GIVEN INSTRUCTION :: Copy down every line where the string "this" shows up.

PROVIDED ENTRIES ::
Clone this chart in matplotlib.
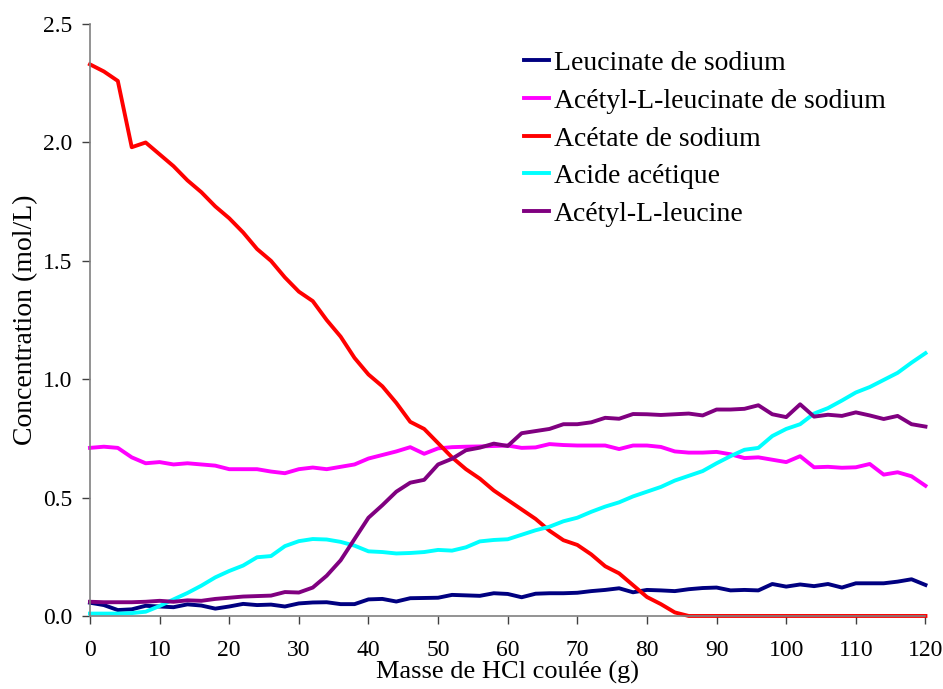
* * *
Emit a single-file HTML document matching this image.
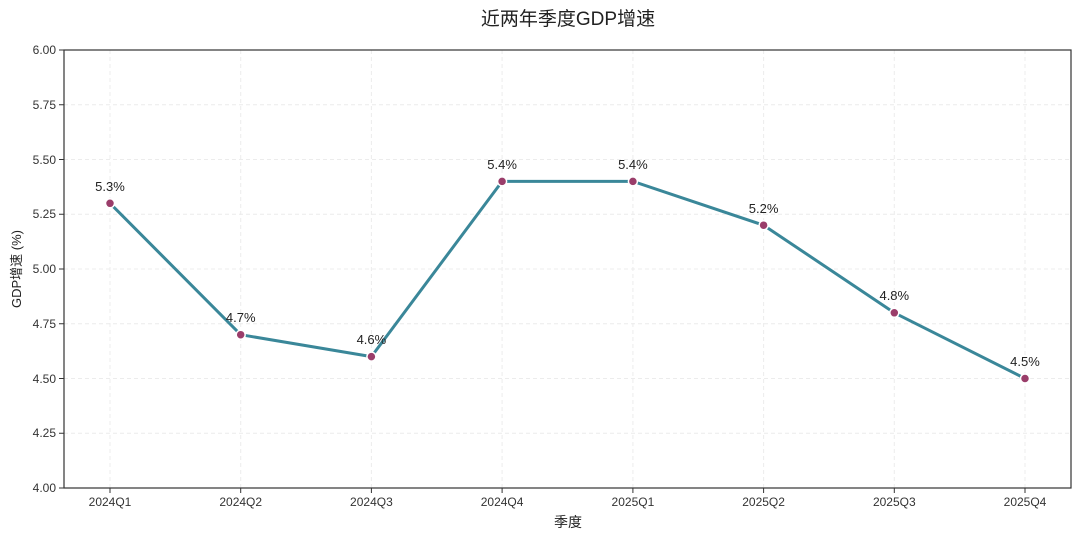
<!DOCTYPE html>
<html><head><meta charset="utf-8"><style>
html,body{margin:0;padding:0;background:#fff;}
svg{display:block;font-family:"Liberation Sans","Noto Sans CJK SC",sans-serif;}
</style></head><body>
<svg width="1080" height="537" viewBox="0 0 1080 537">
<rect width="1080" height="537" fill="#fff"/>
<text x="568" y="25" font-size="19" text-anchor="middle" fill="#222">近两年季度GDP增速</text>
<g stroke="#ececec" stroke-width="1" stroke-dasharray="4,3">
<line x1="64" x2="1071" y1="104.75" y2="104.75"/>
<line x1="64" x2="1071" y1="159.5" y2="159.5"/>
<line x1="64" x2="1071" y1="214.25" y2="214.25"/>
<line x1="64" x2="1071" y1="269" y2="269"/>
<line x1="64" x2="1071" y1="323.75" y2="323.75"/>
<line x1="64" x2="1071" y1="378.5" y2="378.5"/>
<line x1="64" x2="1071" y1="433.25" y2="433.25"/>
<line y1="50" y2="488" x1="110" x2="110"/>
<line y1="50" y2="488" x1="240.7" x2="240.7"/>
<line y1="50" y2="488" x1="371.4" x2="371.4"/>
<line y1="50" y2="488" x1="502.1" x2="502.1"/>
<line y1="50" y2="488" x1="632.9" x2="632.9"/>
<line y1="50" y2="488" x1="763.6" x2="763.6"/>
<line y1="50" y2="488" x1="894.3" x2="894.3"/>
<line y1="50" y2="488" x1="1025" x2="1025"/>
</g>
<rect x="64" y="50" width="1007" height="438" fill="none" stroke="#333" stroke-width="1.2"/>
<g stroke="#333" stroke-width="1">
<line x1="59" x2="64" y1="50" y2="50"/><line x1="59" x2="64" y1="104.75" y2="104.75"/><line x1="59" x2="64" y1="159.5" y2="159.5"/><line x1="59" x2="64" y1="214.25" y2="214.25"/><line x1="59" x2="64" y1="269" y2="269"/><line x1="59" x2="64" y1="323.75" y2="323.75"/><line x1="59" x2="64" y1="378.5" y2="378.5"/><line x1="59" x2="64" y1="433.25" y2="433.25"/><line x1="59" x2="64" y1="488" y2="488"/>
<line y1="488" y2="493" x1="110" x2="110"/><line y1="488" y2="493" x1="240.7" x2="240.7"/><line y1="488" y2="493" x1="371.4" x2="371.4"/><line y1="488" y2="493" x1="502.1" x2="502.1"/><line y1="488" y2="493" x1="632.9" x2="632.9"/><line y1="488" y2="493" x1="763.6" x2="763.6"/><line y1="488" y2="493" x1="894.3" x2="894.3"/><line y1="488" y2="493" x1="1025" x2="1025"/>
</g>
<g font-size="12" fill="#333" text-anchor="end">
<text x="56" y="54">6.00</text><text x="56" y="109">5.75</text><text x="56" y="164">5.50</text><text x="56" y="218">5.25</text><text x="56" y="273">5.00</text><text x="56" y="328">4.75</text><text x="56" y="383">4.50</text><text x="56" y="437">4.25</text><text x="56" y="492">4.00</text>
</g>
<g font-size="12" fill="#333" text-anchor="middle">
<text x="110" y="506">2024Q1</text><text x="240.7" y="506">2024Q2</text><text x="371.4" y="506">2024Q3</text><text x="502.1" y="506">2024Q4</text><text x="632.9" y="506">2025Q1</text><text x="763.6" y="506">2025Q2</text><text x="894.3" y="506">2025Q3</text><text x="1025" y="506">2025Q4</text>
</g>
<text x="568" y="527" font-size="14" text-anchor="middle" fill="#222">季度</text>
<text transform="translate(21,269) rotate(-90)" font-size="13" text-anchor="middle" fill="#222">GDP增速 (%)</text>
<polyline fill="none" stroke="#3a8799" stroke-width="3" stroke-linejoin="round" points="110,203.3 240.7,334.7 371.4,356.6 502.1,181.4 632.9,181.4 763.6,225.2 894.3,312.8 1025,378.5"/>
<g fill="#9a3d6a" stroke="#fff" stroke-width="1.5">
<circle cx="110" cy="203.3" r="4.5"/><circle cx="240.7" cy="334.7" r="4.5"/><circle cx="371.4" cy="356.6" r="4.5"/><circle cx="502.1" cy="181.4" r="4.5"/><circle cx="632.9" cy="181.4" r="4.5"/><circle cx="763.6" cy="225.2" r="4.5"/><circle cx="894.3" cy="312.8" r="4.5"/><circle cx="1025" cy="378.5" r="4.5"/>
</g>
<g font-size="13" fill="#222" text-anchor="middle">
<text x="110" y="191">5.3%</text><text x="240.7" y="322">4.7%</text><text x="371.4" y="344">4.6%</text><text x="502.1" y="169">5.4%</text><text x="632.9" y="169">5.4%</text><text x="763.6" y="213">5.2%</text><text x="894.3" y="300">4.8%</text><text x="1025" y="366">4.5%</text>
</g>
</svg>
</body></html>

RESPONSE ::
Clone this chart in matplotlib.
Emit a single-file HTML document matching this image.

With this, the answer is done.